20
Effecten gebruiken
Een effect op alle Pads toepassen
Zo wordt het effect op alle Pads van banken A-J toegepast.
1. Zorg, dat [PATTERN SELECT] niet verlicht is. Als dit wel
verlicht is, drukt u op [PATTERN SELECT] om het uit te
zetten.
2. Terwijl u [EFFECT ASSIGN] ingedrukt houdt, drukt u op
[SUB PAD]. Alle bank knoppen en Pads zijn verlicht
(het huidige Pad knippert).
Als u terug wilt keren naar de status waarin het effect
alleen op het huidige effect wordt toegepast, houdt u
[EFFECT ASSIGN] opnieuw ingedrukt, en drukt u op [SUB
PAD], zodat alleen het huidige Pad knippert.
Het effect alleen aanzetten als u de
knop ingedrukt houdt (EFFECT GRAB)
Normaalgesproken wordt het effect aangezet als u op de
knop drukt, en uitgezet als u de knop nogmaals indrukt.
Als u [EFFECT ASSIGN] ingedrukt houdt, en op een effect
knop drukt (of [MFX]), zal het effect alleen in werking zijn,
terwijl u het in blijft drukken, en uitgeschakeld worden als u
het loslaat. Dit is handig als u een effect snel aan en uit wilt
zetten.
Over het effect tempo
Effect tempo modus
De parameters van sommige effecten, zoals de delay tijd
van een delay-type effect of BPM LOOPER, zullen met de
BPM van de sample worden gesynchroniseerd.
Standaard zijn deze ingesteld op synchronisatie met de BPM
van het huidige Pad. Als u echter [EFFECT ASSIGN]
ingedrukt houdt en op [PATTERN SELECT] drukt, zal het
effect aan het tempo van de patroon sequencer worden
gesynchroniseerd, ongeacht de BPM van het huidige Pad.
U kunt ook de standaard instelling na opstarten veranderen.
( ➜ ‘Effect Tempo Modus’ (p.63) in ‘Parameters waarvan
de standaard opstart instelling veranderd kan worden’).

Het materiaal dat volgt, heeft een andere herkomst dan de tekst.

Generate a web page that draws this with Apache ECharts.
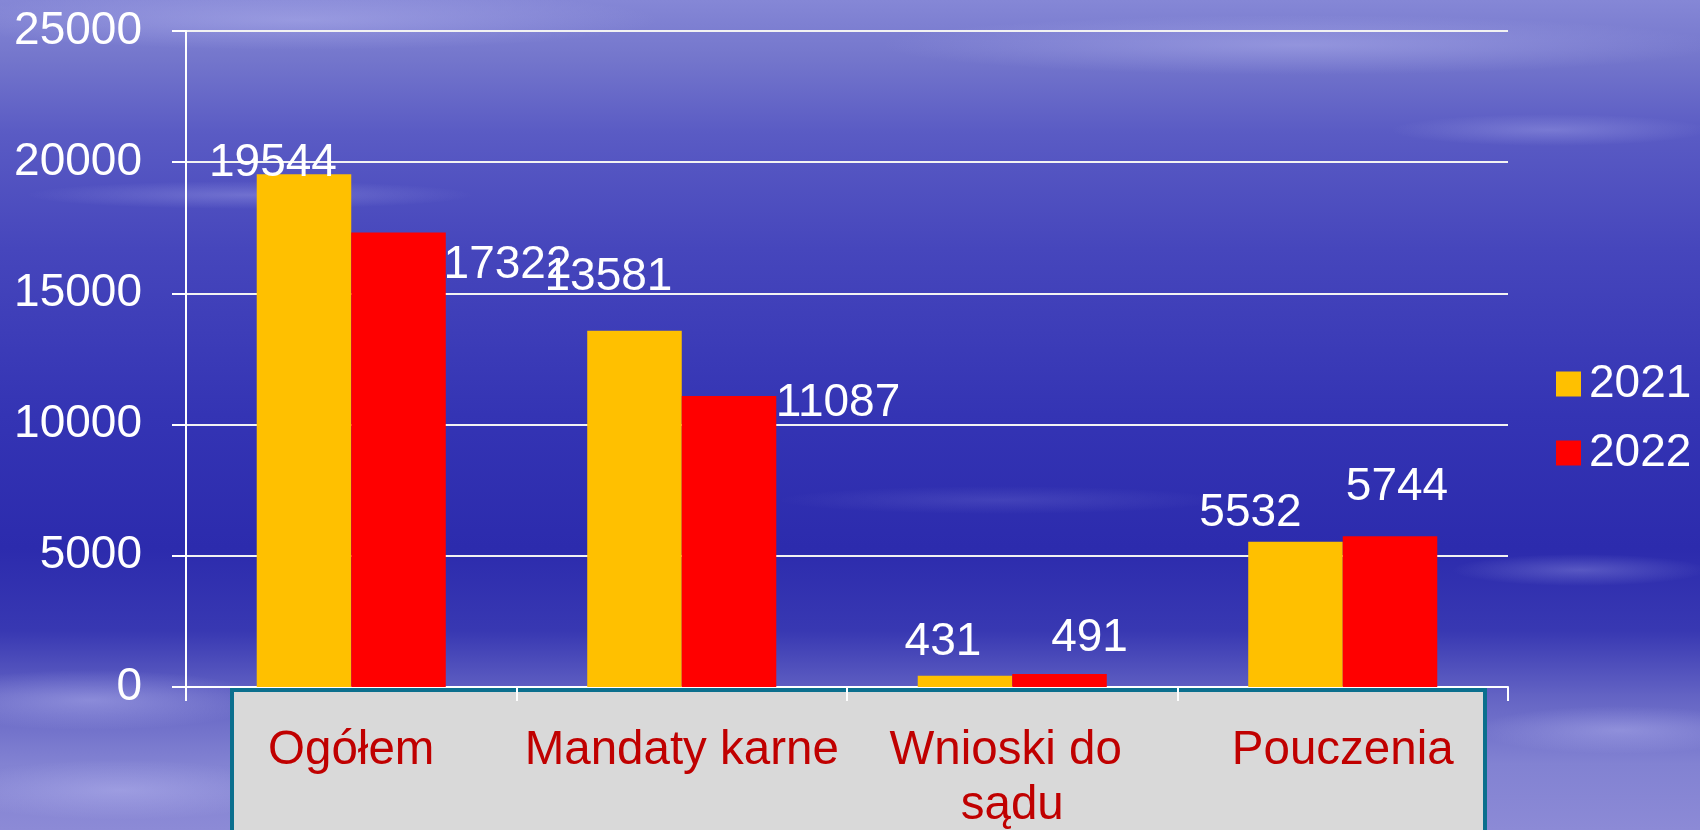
<!DOCTYPE html>
<html>
<head>
<meta charset="utf-8">
<script src="https://cdn.jsdelivr.net/npm/echarts@6/dist/echarts.min.js"></script>
<style>
  html, body { margin: 0; padding: 0; }
  #myChart { width: 1700px; height: 830px; }
</style>
</head>
<body>
<div id="myChart"></div>
<script>
// dane z wykresu
var categories = ["Ogółem", "Mandaty karne", "Wnioski do sądu", "Pouczenia"];
var seriesNames = ["2021", "2022"];
var values2021 = [19544, 13581, 431, 5532];
var values2022 = [17322, 11087, 491, 5744];
var yTicks = [0, 5000, 10000, 15000, 20000, 25000];

// przesunięcia etykiet (ręcznie ustawione w oryginale)
var offsets2021 = [[-31, 12], [-26, -30], [-22, -10], [-45, -6]];
var offsets2022 = [[109, 56], [109, 30], [30, -13], [7, -26]];

var fontName = "'Liberation Sans', Arial, sans-serif";

function withLabels(vals, offs) {
  return vals.map(function (v, i) {
    return { value: v, label: { offset: offs[i] } };
  });
}

// smugi w tle (chmury / woda)
function streak(cx, cy, r, sx, alpha) {
  return {
    type: "circle",
    x: cx, y: cy, scaleX: sx, scaleY: 1,
    shape: { cx: 0, cy: 0, r: r },
    style: {
      fill: {
        type: "radial", x: 0.5, y: 0.5, r: 0.5,
        colorStops: [
          { offset: 0, color: "rgba(210,210,255," + alpha + ")" },
          { offset: 1, color: "rgba(210,210,255,0)" }
        ]
      }
    },
    silent: true
  };
}

var myChart = echarts.init(document.getElementById("myChart"));
myChart.setOption({
  backgroundColor: {
    type: "linear", x: 0, y: 0, x2: 0, y2: 1,
    colorStops: [
      { offset: 0, color: "#8587d6" },
      { offset: 0.07, color: "#7476cc" },
      { offset: 0.16, color: "#5a5bc4" },
      { offset: 0.3, color: "#4646bc" },
      { offset: 0.5, color: "#3434b4" },
      { offset: 0.66, color: "#2c2bad" },
      { offset: 0.76, color: "#3838b2" },
      { offset: 0.84, color: "#6464c4" },
      { offset: 0.92, color: "#8282d2" },
      { offset: 1, color: "#8c8ad6" }
    ]
  },
  textStyle: { fontFamily: fontName },
  graphic: {
    z: -1,
    elements: [
      streak(300, 20, 30, 12, 0.3),
      streak(1300, 45, 30, 14, 0.3),
      streak(250, 195, 14, 16, 0.25),
      streak(1550, 130, 16, 10, 0.25),
      streak(1000, 500, 14, 16, 0.12),
      streak(1580, 570, 16, 8, 0.25),
      streak(1620, 730, 24, 6, 0.3),
      streak(90, 700, 30, 6, 0.35),
      streak(120, 790, 30, 6, 0.3),
      {
        type: "rect",
        shape: { x: 232, y: 690, width: 1253, height: 200 },
        style: { fill: "#d9d9d9", stroke: "#0b6f8e", lineWidth: 4 },
        silent: true
      }
    ]
  },
  legend: {
    data: seriesNames,
    orient: "vertical",
    left: 1556,
    top: 361,
    padding: 0,
    itemWidth: 25,
    itemHeight: 25,
    itemGap: 23,
    icon: "rect",
    textStyle: { color: "#ffffff", fontSize: 46, fontFamily: fontName, padding: [0, 0, 0, 3] }
  },
  grid: { left: 186, right: 192, top: 31, bottom: 143, outerBoundsMode: "none" },
  xAxis: {
    type: "category",
    data: categories,
    axisLine: { lineStyle: { color: "#ffffff", width: 2 } },
    axisTick: { show: true, length: 14, lineStyle: { color: "#ffffff", width: 2 } },
    axisLabel: {
      color: "#c00000",
      fontSize: 47.5,
      fontFamily: fontName,
      margin: 36,
      lineHeight: 55,
      width: 330,
      overflow: "break",
      interval: 0
    }
  },
  yAxis: {
    type: "value",
    min: yTicks[0],
    max: yTicks[yTicks.length - 1],
    interval: 5000,
    axisLine: { show: true, lineStyle: { color: "#ffffff", width: 2 } },
    axisTick: { show: true, length: 14, lineStyle: { color: "#ffffff", width: 2 } },
    axisLabel: {
      color: "#ffffff", fontSize: 46, fontFamily: fontName, margin: 44,
      formatter: function (v) { return String(v); }
    },
    splitLine: { show: true, lineStyle: { color: "#f2f2f2", width: 2 } }
  },
  series: [
    {
      name: seriesNames[0],
      type: "bar",
      data: withLabels(values2021, offsets2021),
      barGap: "0%",
      barCategoryGap: "42.8%",
      itemStyle: { color: "#ffc000" },
      label: { show: true, position: "top", distance: 0, color: "#ffffff", fontSize: 46, fontFamily: fontName }
    },
    {
      name: seriesNames[1],
      type: "bar",
      data: withLabels(values2022, offsets2022),
      itemStyle: { color: "#ff0000" },
      label: { show: true, position: "top", distance: 0, color: "#ffffff", fontSize: 46, fontFamily: fontName }
    }
  ]
});
window.addEventListener("resize", function () {
  myChart.resize();
});
</script>
</body>
</html>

Als u [EFFECT ASSIGN] ingedrukt houdt, en op [TAP TEMPO]
drukt, zal het effect tijdelijk aan het tempo van de patroon
sequencer gesynchroniseerd worden, en het patroon of de
effecten die een patroon hebben (* 1), zullen opnieuw
worden ingesteld (reset).
*1SLICER+FLG (A-13), STEP FILTER (B-13), STEP RING MOD
(B-14), BPM LOOPER (B-15).
Over de verlichte, uitgedoofde, en
knipperende effect knoppen
• Als het effect van het huidige Pad aan is, zal de knop
van het effect dat in gebruik is oplichten. (In het geval
van MFX, licht de [MFX] knop op).
• Als het effect van het huidige effect uit is, en het effect
voor een andere bron dan het huidige Pad wordt
aangezet (bijv. voor een ander Pad, EXT SOURCE,
USB AUDIO, D BEAM), zal de effect knop knipperen.
• Wanneer het effect voor alle bronnen wordt aangezet,
zullen de effect knoppen niet verlicht zijn (uitgedoofd).
Het eerder gebruikte effect controleren
Als u op [EFFECT ASSIGN] drukt, zal de knop van het eerder
gebruikte effect knipperen.
De parameters van het effect, dat u zult
gaan gebruiken, alvast instellen
Terwijl u [REMAIN] ingedrukt houdt, draait u aan de CTRL 1
– CTRL 3 knoppen om de parameters bij te stellen.
Vervolgens drukt u op een effect knop, en het effect wordt
toegepast met de parameterwaardes die u van tevoren heeft
ingesteld.
Effect Limit modus
Met gebruik van de Effect Limit modus kunt u voorkomen dat
onbedoeld harde geluiden door een effect worden
geproduceerd, dat feedback of resonanties gebruikt. Houd
[CANCEL] ingedrukt, en druk op [MFX]. De Limit modus is
ingeschakeld als ‘L.on’ in het scherm wordt weergegeven, en
uitgeschakeld als ‘L.oF’ in het scherm verschijnt.
Sommige effecten hebben geen Limit modus.
Dit staat uit op het moment dat u het apparaat aanzet.